### Written problem
Pull out the lines running from the one with "Write a LaTeX" to the one with "(0,0) rectangle (1458,669);", inclusive, word for word. Drop any picture.

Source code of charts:
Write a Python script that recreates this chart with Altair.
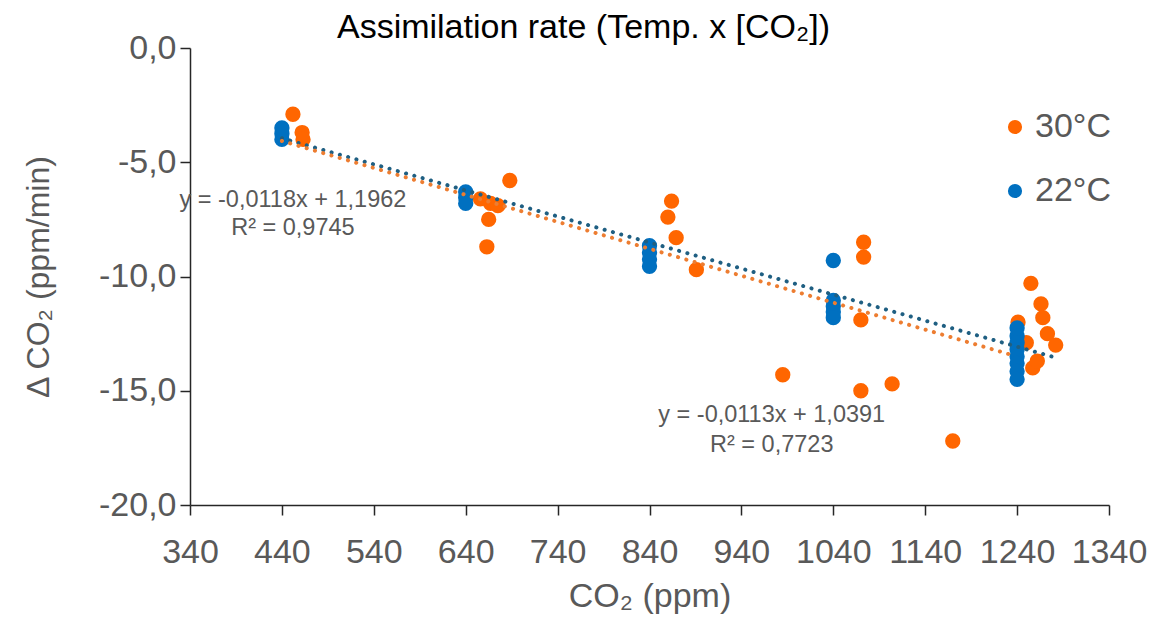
import altair as alt
import pandas as pd

# ---- data ----
co2_30 = [452, 462, 463, 656, 663, 665, 667, 675, 688, 860, 864, 869, 891,
          985, 1070, 1070, 1073, 1073, 1104, 1170, 1241, 1250, 1255, 1257,
          1262, 1266, 1268, 1273, 1282]
dco2_30 = [-2.9, -3.7, -4.0, -6.6, -8.7, -7.5, -6.8, -6.9, -5.8, -7.4, -6.7,
           -8.3, -9.7, -14.3, -11.9, -15.0, -8.5, -9.15, -14.7, -17.2, -12.0,
           -12.9, -10.3, -14.0, -13.7, -11.2, -11.8, -12.5, -13.0]

co2_22 = [440, 440, 440, 640, 640, 640, 840, 840, 840, 840,
          1040, 1040, 1040, 1040, 1040,
          1240, 1240, 1240, 1240, 1240, 1240, 1240, 1240]
dco2_22 = [-3.5, -3.75, -4.0, -6.3, -6.55, -6.8, -8.65, -8.95, -9.25, -9.55,
           -9.3, -11.05, -11.3, -11.55, -11.8,
           -12.25, -12.6, -12.9, -13.2, -13.5, -13.8, -14.15, -14.5]

series_names = ["30°C", "22°C"]
point_colors = ["#FF6600", "#0070C0"]

# trendlines (end points)
trend_series = ["22°C", "22°C", "30°C", "30°C"]
trend_x = [440, 1282, 440, 1238]
trend_y = [-3.95, -13.55, -4.07, -13.48]

# equation labels
eq_text = ["y = -0,0118x + 1,1962", "R² = 0,9745",
           "y = -0,0113x + 1,0391", "R² = 0,7723"]
eq_x = [452, 452, 973, 973]
eq_y = [-6.65, -7.88, -16.06, -17.37]

x_ticks = list(range(340, 1341, 100))
y_ticks = [0, -5, -10, -15, -20]

# ---- tables ----
pts = pd.DataFrame({
    "co2": co2_30 + co2_22,
    "d": dco2_30 + dco2_22,
    "series": ["30°C"] * len(co2_30) + ["22°C"] * len(co2_22),
    "order": [0] * len(co2_30) + [1] * len(co2_22),
})
trend = pd.DataFrame({"co2": trend_x, "d": trend_y, "series": trend_series})
eqs = pd.DataFrame({"co2": eq_x, "d": eq_y, "t": eq_text})

FONT = "Liberation Sans"
GRAY = "#595959"
AXC = "#262626"

xscale = alt.Scale(domain=[340, 1340], nice=False, zero=False)
yscale = alt.Scale(domain=[-20, 0], nice=False, zero=False)

x_enc = alt.X("co2:Q", scale=xscale, title="CO₂ (ppm)",
              axis=alt.Axis(values=x_ticks, grid=False, domainColor=AXC,
                            tickColor=AXC, tickSize=10, labelFontSize=34,
                            labelColor=GRAY, labelFont=FONT, titleFont=FONT,
                            titleFontSize=34, titleColor=GRAY,
                            titleFontWeight="normal", labelPadding=20,
                            titlePadding=10, domainWidth=1.5, tickWidth=1.5,
                            labelOverlap=False, labelFlush=False, format="d"))
y_enc = alt.Y("d:Q", scale=yscale, title="Δ CO₂ (ppm/min)",
              axis=alt.Axis(values=y_ticks, grid=False, domainColor=AXC,
                            tickColor=AXC, tickSize=10, labelFontSize=34,
                            labelColor=GRAY, labelFont=FONT, titleFont=FONT,
                            titleFontSize=32, titleColor=GRAY,
                            titleFontWeight="normal", labelPadding=4,
                            titlePadding=43, domainWidth=1.5, tickWidth=1.5,
                            labelOverlap=False, labelFlush=False,
                            labelExpr="replace(replace(format(datum.value, '.1f'), '.', ','), '\u2212', '-')"))

points = alt.Chart(pts).mark_circle(size=235, opacity=1).encode(
    x=x_enc, y=y_enc,
    color=alt.Color("series:N",
                    scale=alt.Scale(domain=series_names, range=point_colors),
                    legend=alt.Legend(title=None, orient="none", legendX=808,
                                      legendY=62, labelFontSize=34,
                                      labelColor=GRAY, labelFont=FONT,
                                      symbolSize=200, symbolType="circle",
                                      rowPadding=30, labelOffset=3)),
    order=alt.Order("order:Q"),
)

lines = alt.Chart(trend).mark_line(strokeWidth=4, strokeCap="round",
                                   strokeDash=[0.1, 8.5]).encode(
    x="co2:Q", y="d:Q", detail="series:N",
    color=alt.Color("series:N",
                    scale=alt.Scale(domain=["30°C", "22°C"],
                                    range=["#ED7D31", "#1F5F82"]),
                    legend=None),
)

labels = alt.Chart(eqs).mark_text(fontSize=23.5, font=FONT, color=GRAY,
                                  align="center", baseline="middle").encode(
    x="co2:Q", y="d:Q", text="t:N")

chart = alt.layer(points, lines, labels).resolve_scale(color="independent").properties(
    width=919, height=457,
    autosize=alt.AutoSizeParams(type="none"),
    padding={"left": 182, "top": 40, "right": 59, "bottom": 112},
    title=alt.Title("Assimilation rate (Temp. x [CO₂])", anchor="middle",
                    dx=-66, dy=24, offset=10, fontSize=34, font=FONT,
                    fontWeight="normal", color="#000000"),
).configure(background="white").configure_view(stroke=None)

chart.save("out.html", embed_options={"renderer": "svg", "actions": False})
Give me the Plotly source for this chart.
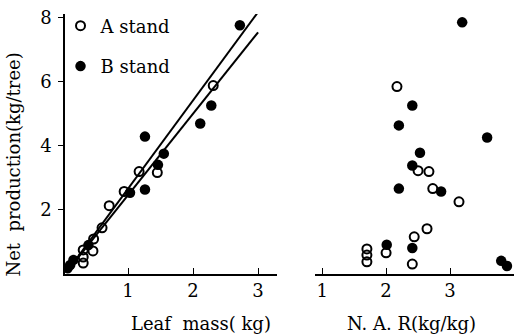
import plotly.graph_objects as go

# Left panel: net production vs leaf mass
a_leaf = [2.31, 1.45, 1.17, 0.94, 0.71, 0.60, 0.47, 0.46, 0.31, 0.31, 0.31]
a_prod = [5.87, 3.16, 3.19, 2.57, 2.13, 1.44, 1.09, 0.72, 0.75, 0.53, 0.34]
b_leaf = [2.72, 2.28, 2.11, 1.26, 1.55, 1.46, 1.26, 1.03, 0.39, 0.16, 0.11, 0.07]
b_prod = [7.75, 5.25, 4.69, 4.28, 3.75, 3.40, 2.63, 2.53, 0.90, 0.44, 0.28, 0.18]

# Regression lines (endpoints)
line1_x = [0.07, 3.0]
line1_y = [0.10, 8.16]
line2_x = [0.07, 3.0]
line2_y = [0.10, 7.53]

# Right panel: net production vs N.A.R
a_nar = [2.17, 2.50, 2.67, 2.73, 3.14, 2.64, 2.44, 2.00, 2.41, 1.70, 1.70, 1.70]
a_prod2 = [5.84, 3.22, 3.19, 2.66, 2.25, 1.41, 1.16, 0.66, 0.31, 0.78, 0.59, 0.38]
b_nar = [3.19, 2.41, 2.20, 3.58, 2.53, 2.41, 2.20, 2.86, 2.01, 2.41, 3.80, 3.89]
b_prod2 = [7.84, 5.25, 4.63, 4.25, 3.78, 3.38, 2.66, 2.57, 0.91, 0.81, 0.41, 0.25]

left_ticks = [1, 2, 3]
right_ticks = [1, 2, 3, 4]
y_ticks = [2, 4, 6, 8]

FONT = "DejaVu Serif"
open_marker = dict(symbol="circle-open", size=9, color="black", line=dict(width=2, color="black"))
fill_marker = dict(symbol="circle", size=10.5, color="black")

fig = go.Figure()
fig.add_trace(go.Scatter(x=a_leaf, y=a_prod, mode="markers", marker=open_marker,
                         name="A stand", legendgroup="a", xaxis="x", yaxis="y"))
fig.add_trace(go.Scatter(x=b_leaf, y=b_prod, mode="markers", marker=fill_marker,
                         name="B stand", legendgroup="b", xaxis="x", yaxis="y"))
fig.add_trace(go.Scatter(x=line1_x, y=line1_y, mode="lines", line=dict(color="black", width=2),
                         showlegend=False, xaxis="x", yaxis="y"))
fig.add_trace(go.Scatter(x=line2_x, y=line2_y, mode="lines", line=dict(color="black", width=2),
                         showlegend=False, xaxis="x", yaxis="y"))
fig.add_trace(go.Scatter(x=a_nar, y=a_prod2, mode="markers", marker=open_marker,
                         showlegend=False, xaxis="x2", yaxis="y2"))
fig.add_trace(go.Scatter(x=b_nar, y=b_prod2, mode="markers", marker=fill_marker,
                         showlegend=False, xaxis="x2", yaxis="y2"))

axis_common = dict(showgrid=False, zeroline=False, showline=True, linecolor="black", linewidth=1.5,
                   tickcolor="black", tickfont=dict(family=FONT, size=18, color="black"))

fig.update_layout(
    width=516, height=334,
    margin=dict(l=65, r=2, t=14, b=60),
    paper_bgcolor="white", plot_bgcolor="white",
    font=dict(family=FONT, color="black"),
    xaxis=dict(domain=[0, 0.472], range=[0.03, 3.29], tickvals=left_ticks,
               ticks="inside", ticklen=6, **axis_common),
    yaxis=dict(domain=[0, 1], range=[0, 8.1], tickvals=y_ticks,
               ticks="outside", ticklen=5, ticklabelstandoff=3, **axis_common),
    xaxis2=dict(domain=[0.557, 1], range=[0.89, 4.0], tickvals=right_ticks,
                ticks="inside", ticklen=6, anchor="y2", **axis_common),
    yaxis2=dict(domain=[0, 1], range=[0, 8.1], anchor="x2", visible=False),
    legend=dict(x=-0.01, y=1.025, xanchor="left", yanchor="top", bgcolor="rgba(0,0,0,0)",
                font=dict(family=FONT, size=18, color="black"), itemwidth=30, tracegroupgap=14),
    showlegend=True,
    annotations=[
        dict(text="Leaf  mass( kg)", xref="paper", yref="paper", x=0.303, y=-0.19,
             showarrow=False, font=dict(family=FONT, size=18), xanchor="center", yanchor="middle"),
        dict(text="N. A. R(kg/kg)", xref="paper", yref="paper", x=0.772, y=-0.19,
             showarrow=False, font=dict(family=FONT, size=18), xanchor="center", yanchor="middle"),
        dict(text="Net  production(kg/tree)", xref="paper", yref="paper", x=-0.114, y=0.42,
             textangle=-90, showarrow=False, font=dict(family=FONT, size=18),
             xanchor="center", yanchor="middle"),
    ],
)

fig.write_html("out.html")
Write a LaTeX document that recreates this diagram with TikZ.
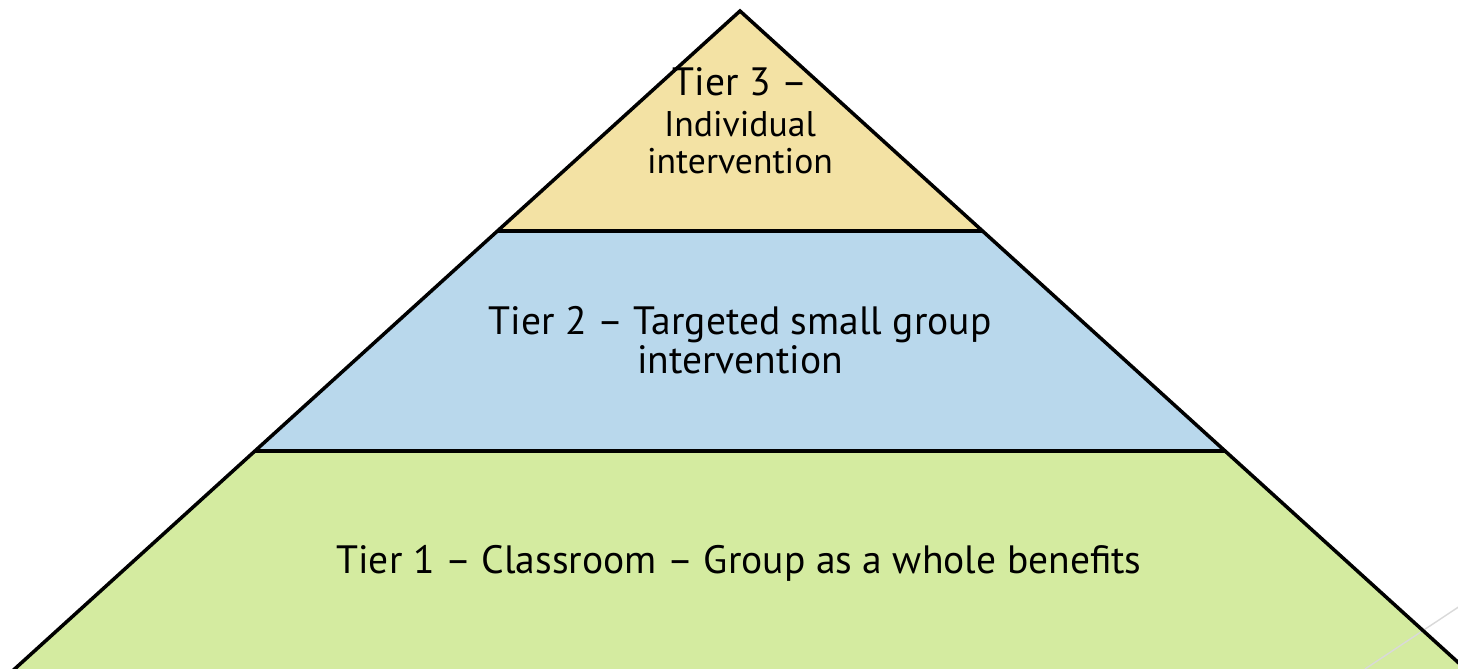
\documentclass[tikz,border=0pt]{standalone}
\usepackage{fontspec}
\setmainfont{PT Sans}
\usetikzlibrary{positioning}
\definecolor{tierthree}{HTML}{F3E2A4}
\definecolor{tiertwo}{HTML}{B9D8EC}
\definecolor{tierone}{HTML}{D4EBA0}
\tikzstyle{tier edge}  = [draw=black, line width=2pt, line join=miter]
\tikzstyle{tier label} = [align=center, inner sep=0pt, font=\fontsize{22.5}{22}\selectfont]
\tikzstyle{small label} = [align=center, inner sep=0pt, font=\fontsize{20.3}{21}\selectfont]

\begin{document}
\begin{tikzpicture}[x=0.02cm, y=-0.02cm]

    \useasboundingbox (0,0) rectangle (1458,669);

    % corners of the pyramid
    \coordinate (apex) at (740,11);
    \coordinate (l3) at (497,231);
    \coordinate (r3) at (982,231);
    \coordinate (l2) at (255,451);
    \coordinate (r2) at (1225,451);
    \coordinate (l1) at (8,675);
    \coordinate (r1) at (1472,675);

    % tiers
    \fill[tierthree] (apex) -- (l3) -- (r3) -- cycle;
    \fill[tiertwo] (l3) -- (l2) -- (r2) -- (r3) -- cycle;
    \fill[tierone] (l2) -- (l1) -- (r1) -- (r2) -- cycle;

    % slide decoration
    \coordinate (g1) at (1365,669);
    \coordinate (g2) at (1460,606);
    \draw[black!15, line width=0.8pt] (g1) -- (g2);

    \draw[tier edge] (l1) -- (apex) -- (r1);
    \draw[tier edge] (l3) -- (r3);
    \draw[tier edge] (l2) -- (r2);

    % labels
    \node(t3)[tier label] at (740,82) {Tier 3 --};
    \node(t3b)[small label, below=8pt of t3] {Individual\\intervention};
    \node(t2)[tier label] at (740,340) {Tier 2 -- Targeted small group\\intervention};
    \node(t1)[tier label] at (739,563) {Tier 1 -- Classroom -- Group as a whole benefits};

\end{tikzpicture}
\end{document}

### Task answer
Write a LaTeX document that recreates this diagram with TikZ.
\documentclass[tikz,border=0pt]{standalone}
\usepackage{fontspec}
\setmainfont{PT Sans}
\usetikzlibrary{positioning}
\definecolor{tierthree}{HTML}{F3E2A4}
\definecolor{tiertwo}{HTML}{B9D8EC}
\definecolor{tierone}{HTML}{D4EBA0}
\tikzstyle{tier edge}  = [draw=black, line width=2pt, line join=miter]
\tikzstyle{tier label} = [align=center, inner sep=0pt, font=\fontsize{22.5}{22}\selectfont]
\tikzstyle{small label} = [align=center, inner sep=0pt, font=\fontsize{20.3}{21}\selectfont]

\begin{document}
\begin{tikzpicture}[x=0.02cm, y=-0.02cm]

    \useasboundingbox (0,0) rectangle (1458,669);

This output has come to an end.